The spread between spot UK ex-farm feed wheat and barley prices has narrowed in recent months. AHDB analysis shows that in the week ending 21 December, the spread reached an 18-month low of £9.40/t.

Grain summary

  • Barley-wheat price gap narrowing
  • Growing export interest and competitiveness
  • AHDB’s Early Bird Survey of cropping intentions shows the UK winter barley area down 9% year on year, while spring barley cropping is forecast to rise 7%
  • Wheat and barley use in compound animal feed production in November reached a record high for the month.

The narrowing was caused by rising ex-farm feed barley prices, while UK average feed wheat prices have remained relatively stable since early October. In the week ending 21 December, the average ex-farm barley price was the highest since late May 2014, at £128.30/t.

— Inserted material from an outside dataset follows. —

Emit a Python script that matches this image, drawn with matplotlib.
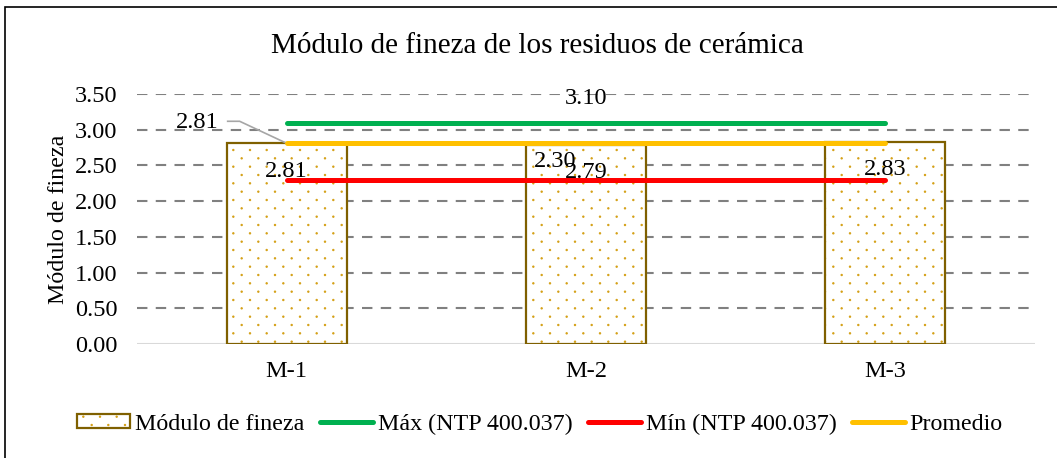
import matplotlib
matplotlib.use("Agg")
import numpy as np
import matplotlib.pyplot as plt
import matplotlib.hatch as mhatch
from matplotlib.path import Path
from matplotlib.patches import Rectangle
from matplotlib.lines import Line2D
from matplotlib.legend_handler import HandlerPatch

categories = ["M-1", "M-2", "M-3"]
modulo = [2.81, 2.79, 2.83]
maximo = [3.10, 3.10, 3.10]
minimo = [2.30, 2.30, 2.30]
promedio = [2.81, 2.81, 2.81]
yticks = [0.0, 0.5, 1.0, 1.5, 2.0, 2.5, 3.0, 3.5]


# custom staggered dot hatch (replaces the '.' hatch)
class StaggeredDots(mhatch.HatchPatternBase):
    def __init__(self, hatch, density):
        circ = Path.unit_circle()
        self.shape_vertices = circ.vertices
        self.shape_codes = circ.codes.copy()
        pts = []
        if hatch.count('.') > 0:
            ncol, nrow = 6, 12
            for r in range(nrow + 1):
                yy = r / nrow
                if r % 2 == 0:
                    xs = np.linspace(0, 1, ncol + 1)
                else:
                    xs = np.arange(ncol) / ncol + 0.5 / ncol
                for xx in xs:
                    pts.append((xx, yy))
        self.pts = pts
        self.num_shapes = len(pts)
        self.num_vertices = self.num_shapes * len(self.shape_vertices)

    def set_vertices_and_codes(self, vertices, codes):
        sv = self.shape_vertices * 0.007
        n = len(sv)
        for i, (px, py) in enumerate(self.pts):
            vertices[i * n:(i + 1) * n] = sv + (px, py)
            codes[i * n:(i + 1) * n] = self.shape_codes


mhatch._hatch_types = [StaggeredDots if t is mhatch.SmallFilledCircles else t
                       for t in mhatch._hatch_types]

plt.rcParams['font.family'] = ['Liberation Serif', 'DejaVu Serif']
plt.rcParams['hatch.linewidth'] = 0.7
FS = 17.6
FL = 17.3
DOT = '#D4A017'
EDGE = '#7F6000'

fig = plt.figure(figsize=(10.57, 4.58), dpi=100)
ax = fig.add_axes([137/1057, 1-344/458, (1035-137)/1057, (344-94)/458])

x = list(range(len(categories)))
ax.set_ylim(0, 3.5)
ax.set_xlim(-0.5, 2.5)
ax.set_yticks(yticks)
ax.set_yticklabels([f"{v:.2f}" for v in yticks], fontsize=FS)
ax.set_xticks(x)
ax.set_xticklabels(categories, fontsize=FS)
ax.tick_params(axis='both', length=0)
ax.tick_params(axis='y', pad=14)
ax.tick_params(axis='x', pad=12)
for s in ax.spines.values():
    s.set_visible(False)
for v in yticks[1:]:
    ax.axhline(v, color='#808080', lw=1.5, ls=(0, (5, 4)), zorder=0)
ax.axhline(0, color='#D9D9D9', lw=1.5, zorder=0.5)

# bars: hatch layer + outline layer
ax.bar(x, modulo, width=0.4, facecolor='white', edgecolor=DOT, hatch='.', linewidth=0, zorder=1)
ax.bar(x, modulo, width=0.4, fill=False, edgecolor=EDGE, linewidth=1.6, zorder=1.5)

LW = 3.6
ax.plot(x, maximo, color='#00B050', lw=LW, solid_capstyle='round', zorder=3)
ax.plot(x, minimo, color='#FF0000', lw=LW, solid_capstyle='round', zorder=3)
ax.plot(x, promedio, color='#FFC000', lw=LW, solid_capstyle='round', zorder=3)

# bar value labels
for xi, v in zip(x, modulo):
    ax.annotate(f"{v:.2f}", (xi, v), xytext=(0, -28), textcoords='offset pixels',
                ha='center', va='center', fontsize=FS, zorder=4)
# line labels
ax.annotate(f"{maximo[1]:.2f}", (1, maximo[1]), xytext=(0, 24), textcoords='offset pixels',
            ha='center', va='center', fontsize=FS, zorder=4)
ax.annotate(f"{minimo[1]:.2f}", (1, minimo[1]), xytext=(-31, 18), textcoords='offset pixels',
            ha='center', va='center', fontsize=FS, zorder=4)
ax.annotate(f"{promedio[0]:.2f}", (0, promedio[0]), xytext=(-89, 21), textcoords='offset pixels',
            ha='center', va='center', fontsize=FS, zorder=4)
# leader line
p0 = ax.transData.transform((0, promedio[0]))
pts = [(p0[0]-59, p0[1]+22), (p0[0]-47, p0[1]+22), (p0[0], p0[1])]
inv = ax.transData.inverted()
dpts = [inv.transform(p) for p in pts]
ax.plot([p[0] for p in dpts], [p[1] for p in dpts], color='#A6A6A6', lw=1.2, zorder=2, clip_on=False)

ax.set_ylabel("Módulo de fineza", fontsize=FL, labelpad=4)
fig.text(537/1057, 1-46/458, "Módulo de fineza de los residuos de cerámica",
         ha='center', va='center', fontsize=21)


# legend
class HatchHandler(HandlerPatch):
    def create_artists(self, legend, orig_handle, xdescent, ydescent, width, height, fontsize, trans):
        r1 = Rectangle((-xdescent, -ydescent), width, height, facecolor='white', edgecolor=DOT,
                       hatch='.', linewidth=0, transform=trans)
        r2 = Rectangle((-xdescent, -ydescent), width, height, fill=False, edgecolor=EDGE,
                       linewidth=1.6, transform=trans)
        return [r1, r2]


h_bar = Rectangle((0, 0), 1, 1)
h_max = Line2D([], [], color='#00B050', lw=LW, solid_capstyle='round')
h_min = Line2D([], [], color='#FF0000', lw=LW, solid_capstyle='round')
h_avg = Line2D([], [], color='#FFC000', lw=LW, solid_capstyle='round')
leg = fig.legend([h_bar, h_max, h_min, h_avg],
                 ["Módulo de fineza", "Máx (NTP 400.037)", "Mín (NTP 400.037)", "Promedio"],
                 handler_map={Rectangle: HatchHandler()},
                 loc='center', bbox_to_anchor=(540/1057, 1-424/458), ncol=4, frameon=False,
                 fontsize=FL, handlelength=2.2, handleheight=0.55, handletextpad=0.2,
                 columnspacing=0.65, borderpad=0)

# outer border
fig.patches.append(Rectangle((5/1057, -0.05), 1.1, 1-7/458+0.05, transform=fig.transFigure,
                             fill=False, edgecolor='black', lw=1.2))

fig.savefig("out.png", dpi=100)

UK compounders used a record high tonnage of wheat and barley in November 2017, according to Defra stats which go back to 1992.

They consumed 99,000t of barley, which is 20% higher than the tonnage used in the same month of the previous year.

Barley values have been helped by a relative tightness in some competing protein markets, such as wheatfeed and dried distillers grains, said Gleadell Agriculture trading director Jonathan Lane.

New crop feed barley harvest values are at £115/t-£120/t, with an estimated 10-15% of the crop having been covered by forward selling, he said. This compares with a feed wheat harvest price range of £125/t-£135/t.

Gleadell has kicked off 2018 exports by loading the MV Lord Nelson in Great Yarmouth with 25,000t of feed barley bound for the Spanish Mediterranean port of Cartagena.

This follows a shipment of more than 26,000t of feed barley earlier this campaign and the firm has more export trade booked.

Cofco feed barley trader Edward Hodgson said that domestic compounder demand was steady, with farmers reluctant sellers.